Don't think you have to do just one thing to bring in money. Maybe you can't build a single business on one skill because the market isn't there, but you can do two or three different things to pay the bills. In my case, ignoring what I'm actually doing for my business, I could probably live comfortably by tutoring college and HS kids (SAT/ACT, math, chem, geology, intro physics), giving private cello lessons, teaching basic gun safety or CCW courses, and doing handyman type jobs. I have lots of skills, I'm very good with my hands, and I enjoy teaching (and I'm actually good at it which is rare). All I'd have to do is get out there, build up my client base, and not fuck it up by being unprofessional.

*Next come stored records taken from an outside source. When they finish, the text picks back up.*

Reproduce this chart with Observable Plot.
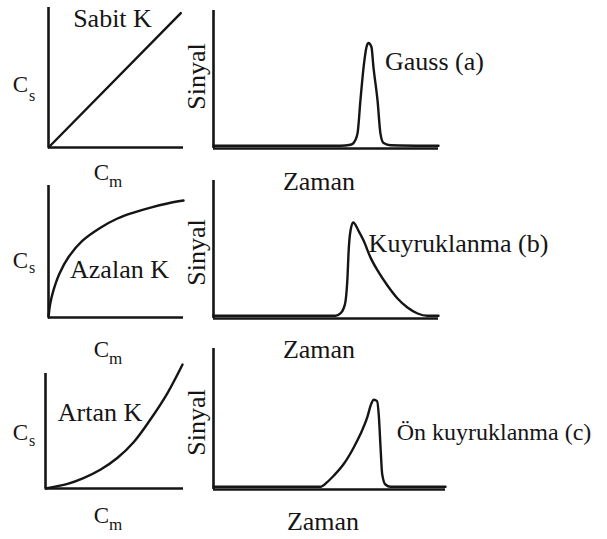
<!DOCTYPE html>
<html>
<head>
<meta charset="utf-8">
<script src="https://cdn.jsdelivr.net/npm/d3@7"></script>
<script src="https://cdn.jsdelivr.net/npm/@observablehq/plot@0.6"></script>
<style>
  html, body { margin: 0; padding: 0; background: #fff; }
  #chart { position: relative; width: 607px; height: 539px; overflow: hidden; background: #fff; }
  #chart svg { position: absolute; }
</style>
</head>
<body>
<div id="chart"></div>
<script>
// Isotherms (left column): stationary-phase vs mobile-phase concentration
const cmLinear = [0, 0.98];
const csLinear = [0, 0.96];

const cmConcave = [0, 0.012, 0.035, 0.08, 0.15, 0.25, 0.385, 0.511, 0.63, 0.756, 0.881, 1.0];
const csConcave = [0, 0.1, 0.2, 0.33, 0.46, 0.58, 0.68, 0.75, 0.795, 0.833, 0.864, 0.886];

const cmConvex = [0, 0.16, 0.275, 0.4, 0.52, 0.64, 0.76, 0.884, 0.993];
const csConvex = [0, 0.04, 0.09, 0.165, 0.265, 0.405, 0.6, 0.83, 1.078];

// Peak profiles (right column): detector signal vs time
const tGauss = [0, 5.64, 6.09, 6.22, 6.4, 6.53, 6.67, 6.8, 6.89, 7.02, 7.11, 7.29, 7.42, 7.56, 7.87, 10];
const sGauss = [0, 0, 0.008, 0.02, 0.09, 0.335, 0.58, 0.73, 0.76, 0.73, 0.58, 0.335, 0.09, 0.02, 0.004, 0];

const tTail = [0, 5.42, 5.64, 5.78, 5.87, 5.96, 6.0, 6.09, 6.21, 6.44, 6.67, 6.98, 7.29, 7.73, 8.18, 8.62, 9.07, 9.51, 10];
const sTail = [0, 0, 0.017, 0.054, 0.11, 0.3, 0.46, 0.63, 0.69, 0.63, 0.556, 0.43, 0.335, 0.224, 0.128, 0.061, 0.017, 0, 0];

const tFront = [0, 4.61, 4.9, 5.19, 5.62, 6.05, 6.34, 6.63, 6.8, 6.91, 7.05, 7.13, 7.2, 7.27, 7.41, 7.63, 10];
const sFront = [0, 0, 0.033, 0.081, 0.166, 0.286, 0.383, 0.503, 0.6, 0.629, 0.619, 0.503, 0.286, 0.093, 0.016, 0, 0];

// Panel captions
const isothermNames = ["Sabit K", "Azalan K", "Artan K"];
const peakNames = ["Gauss (a)", "Kuyruklanma (b)", "Ön kuyruklanma (c)"];
const xLabelLeft = ["C", "m"];
const yLabelLeft = ["C", "s"];
const xLabelRight = "Zaman";
const yLabelRight = "Sinyal";

const INK = "#151515";
const FONT = "Liberation Serif";

function label(frame, text, px, py, opts = {}) {
  return Plot.text([text], {
    text: d => d,
    frameAnchor: "top-left",
    dx: px - frame[0],
    dy: py - frame[2],
    fontSize: 26,
    fontFamily: FONT,
    textAnchor: "middle",
    lineAnchor: "middle",
    fill: INK,
    ...opts
  });
}

function panel({cell, frame, xDomain, yDomain, xs, ys, curve, texts}) {
  const [x0, x1, y0, y1] = frame;
  const pts = xs.map((x, i) => ({x, y: ys[i]}));
  const svg = Plot.plot({
    width: cell.w,
    height: cell.h,
    marginLeft: x0 - cell.left,
    marginRight: cell.left + cell.w - x1,
    marginTop: y0 - cell.top,
    marginBottom: cell.top + cell.h - y1,
    x: {domain: xDomain, axis: null},
    y: {domain: yDomain, axis: null},
    style: {fontFamily: FONT, background: "transparent", overflow: "visible"},
    marks: [
      Plot.ruleX([xDomain[0]], {stroke: INK, strokeWidth: 2.6}),
      Plot.ruleY([yDomain[0]], {stroke: INK, strokeWidth: 2.6}),
      Plot.line(pts, {x: "x", y: "y", curve: curve || "monotone-x", stroke: INK, strokeWidth: 2.4}),
      ...texts(frame)
    ]
  });
  svg.setAttribute("font-family", FONT);
  svg.style.left = cell.left + "px";
  svg.style.top = cell.top + "px";
  document.getElementById("chart").appendChild(svg);
}

function leftLabels(cx, cy, sx, sy, mx, my, mSubX, mSubY) {
  return f => [
    label(f, yLabelLeft[0], cx, cy, {fontSize: 23}),
    label(f, yLabelLeft[1], sx, sy, {fontSize: 16, textAnchor: "start"}),
    label(f, xLabelLeft[0], mx, my, {fontSize: 23}),
    label(f, xLabelLeft[1], mSubX, mSubY, {fontSize: 17, textAnchor: "start"})
  ];
}

// Row 1
panel({
  cell: {left: 0, top: 0, w: 190, h: 195},
  frame: [48, 183, 7, 147],
  xDomain: [0, 1], yDomain: [0, 1],
  xs: cmLinear, ys: csLinear,
  curve: "linear",
  texts: f => [
    label(f, isothermNames[0], 112, 18.5),
    ...leftLabels(20, 84.5, 28.5, 95, 101, 172.5, 108.5, 181)(f)
  ]
});
panel({
  cell: {left: 185, top: 0, w: 422, h: 195},
  frame: [213, 438, 10, 148],
  xDomain: [0, 10], yDomain: [-0.02, 1],
  xs: tGauss, ys: sGauss,
  texts: f => [
    label(f, peakNames[0], 434, 61.5),
    label(f, yLabelRight, 196, 76, {rotate: -90}),
    label(f, xLabelRight, 318.5, 181.5)
  ]
});

// Row 2
panel({
  cell: {left: 0, top: 175, w: 190, h: 195},
  frame: [48, 183, 185, 317],
  xDomain: [0, 1], yDomain: [0, 1],
  xs: cmConcave, ys: csConcave,
  curve: "catmull-rom",
  texts: f => [
    label(f, isothermNames[1], 119, 269.5),
    ...leftLabels(20, 260, 28.5, 267, 101, 349.5, 108.5, 358)(f)
  ]
});
panel({
  cell: {left: 185, top: 175, w: 422, h: 195},
  frame: [213, 438, 180, 318],
  xDomain: [0, 10], yDomain: [-0.02, 1],
  xs: tTail, ys: sTail,
  texts: f => [
    label(f, peakNames[1], 458, 243.5),
    label(f, yLabelRight, 196, 252, {rotate: -90}),
    label(f, xLabelRight, 318.5, 349.5)
  ]
});

// Row 3
panel({
  cell: {left: 0, top: 340, w: 190, h: 199},
  frame: [45, 183, 373, 488],
  xDomain: [0, 1], yDomain: [0, 1],
  xs: cmConvex, ys: csConvex,
  curve: "catmull-rom",
  texts: f => [
    label(f, isothermNames[2], 99.5, 412),
    ...leftLabels(20, 432.5, 28.5, 440, 101, 515.5, 108.5, 524)(f)
  ]
});
panel({
  cell: {left: 185, top: 340, w: 422, h: 199},
  frame: [213, 445, 348, 489],
  xDomain: [0, 10], yDomain: [-0.02, 1],
  xs: tFront, ys: sFront,
  texts: f => [
    label(f, peakNames[2], 493.5, 431.5, {fontSize: 24}),
    label(f, yLabelRight, 196, 422, {rotate: -90}),
    label(f, xLabelRight, 322.5, 521.5)
  ]
});
</script>
</body>
</html>
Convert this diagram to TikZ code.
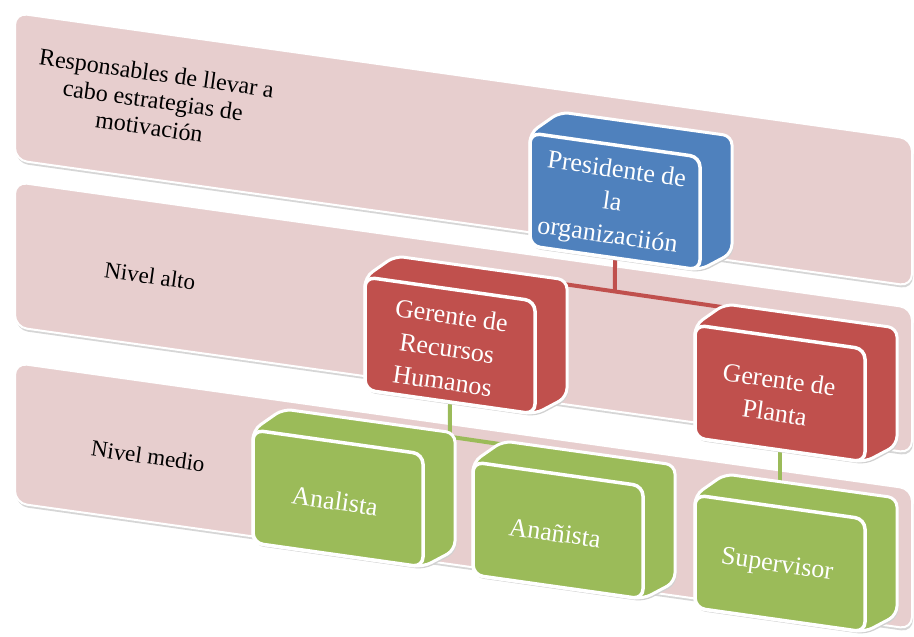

I wouldn't get rich, but it would be a lot better than working at McDonalds. In my spare time I could work on other ideas to make money.
Look up Beyond Borders' posts about freelance writing, there's a lot of gold in those threads that applies to more than just his specific niche.
My point with all this is don't think you have to do the regular college => office job type routine to be successful. Maybe that's what you'll do, but do that because you WANT to, not because you feel like you have to.